The Convention classes “cultural heritage” as monuments, groups of buildings or sites. The definition of heritage sites is: “works of man or the combined works of nature and man, and areas including archaeological sites which are of outstanding universal value from the historical, aesthetic, ethnological or anthropological point of view.” Natural heritage is separated into three categories: outstanding natural features, habitat of threatened species and outstanding natural sites. The definition of an outstanding natural heritage site is: “area of outstanding universal value from the point of view of science, conservation or natural beauty.”

What I find remarkable is that for both cultural and natural heritage beauty (aesthetics) is so important. As the Convention suggests, we do value beautiful buildings and landscapes, especially those passed down to us from previous generations. Part of that appreciation is sadly that too often in our own day we do not give sufficient emphasis on beauty in our buildings or the way we use and protect landscapes. Too often the utilitarian, crass or provocative wins the day. Therefore the beautiful is something rare, something valuable, something to be protected. The beautiful may be even more noticeable when we normally are surrounded by the ugly.

Appreciating heritage is therefore also an expression of our yearning for beauty. Modernity has often suggested that beauty is something wholly subjective, with each person deciding themselves what’s beautiful. While there is indeed an element of subjective and learned appreciation of beauty, it seems that there is also something universal. Humans all over the world have a sense of beauty. Yes, it tends to move with culture, time and individuality, but there’s a universal focus.

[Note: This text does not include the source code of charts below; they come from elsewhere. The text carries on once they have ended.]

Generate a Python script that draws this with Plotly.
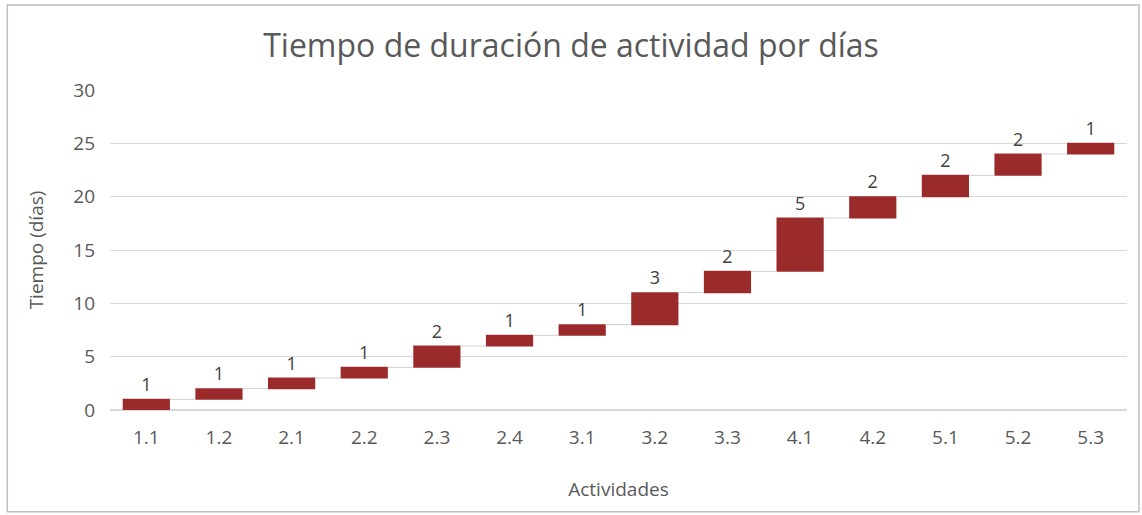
import plotly.graph_objects as go

categories = ["1.1", "1.2", "2.1", "2.2", "2.3", "2.4", "3.1", "3.2", "3.3", "4.1", "4.2", "5.1", "5.2", "5.3"]
durations = [1, 1, 1, 1, 2, 1, 1, 3, 2, 5, 2, 2, 2, 1]
y_ticks = [0, 5, 10, 15, 20, 25, 30]

FONT = "Open Sans"
GREY = "#595959"

fig = go.Figure(go.Waterfall(
    x=categories,
    y=durations,
    measure=["relative"] * len(durations),
    text=[str(v) for v in durations],
    textposition="outside",
    textfont=dict(family=FONT, size=18, color="#404040"),
    increasing=dict(marker=dict(color="#9B2A2B", line=dict(color="#9B2A2B", width=0))),
    connector=dict(mode="between", line=dict(color="#D0D0D0", width=1)),
    cliponaxis=False,
    hoverinfo="x+y",
))

fig.update_layout(
    width=1142, height=515,
    margin=dict(l=110, r=15, t=90, b=105),
    paper_bgcolor="white", plot_bgcolor="white",
    showlegend=False,
    waterfallgap=0.35,
    title=dict(text="Tiempo de duración de actividad por días", x=0.5, xanchor="center",
               y=0.912, yanchor="middle",
               font=dict(family=FONT, size=32, color=GREY)),
    xaxis=dict(showgrid=False, showline=False, zeroline=False, ticks="", automargin=False,
               tickfont=dict(family=FONT, size=19, color=GREY), ticklabelstandoff=14,
               title=dict(text="Actividades", font=dict(family=FONT, size=19, color=GREY), standoff=33)),
    yaxis=dict(range=[0, 30], tickvals=y_ticks, showgrid=True, gridcolor="#D9D9D9", gridwidth=1,
               zeroline=True, zerolinecolor="#D9D9D9", showline=False, ticks="", automargin=False,
               tickfont=dict(family=FONT, size=19, color=GREY), ticklabelstandoff=14,
               title=dict(text="Tiempo (días)", font=dict(family=FONT, size=19, color=GREY), standoff=24)),
    shapes=[dict(type="rect", xref="paper", yref="paper", x0=-0.101, x1=1.0118, y0=-0.318, y1=1.266,
                 line=dict(color="#BFBFBF", width=1.5), fillcolor="rgba(0,0,0,0)", layer="below")],
)

fig.write_html("out.html", config={"displayModeBar": False},
               post_script="document.body.style.margin='0';document.body.style.overflow='hidden';")
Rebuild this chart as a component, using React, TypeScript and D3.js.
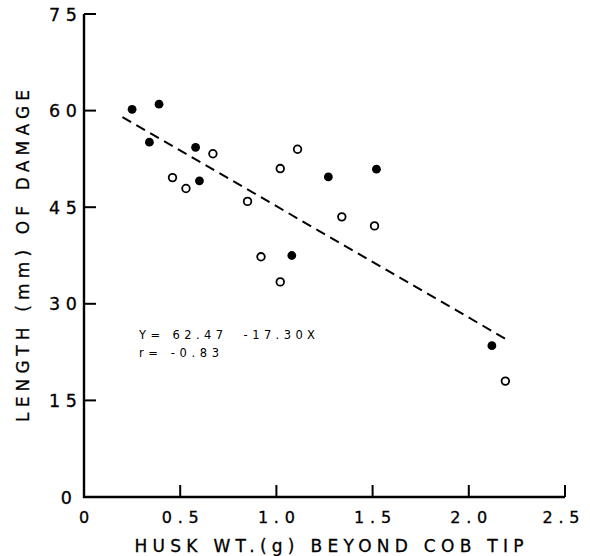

In Greek philosophy beauty was regarded far more objectively. It was counted among the most important values. Medieval theologians picked up these Greek ideas and suggested that as humans we should strive for the good, the true and the beautiful. That is how we see God, who is fully good, true and beautiful. I think that is still an important consideration, even though through the Reformation we place more emphasis on the revelation of God through the Word.

By appreciating cultural and natural heritage, we can focus on the beautiful and in this way get a sense of God’s beauty.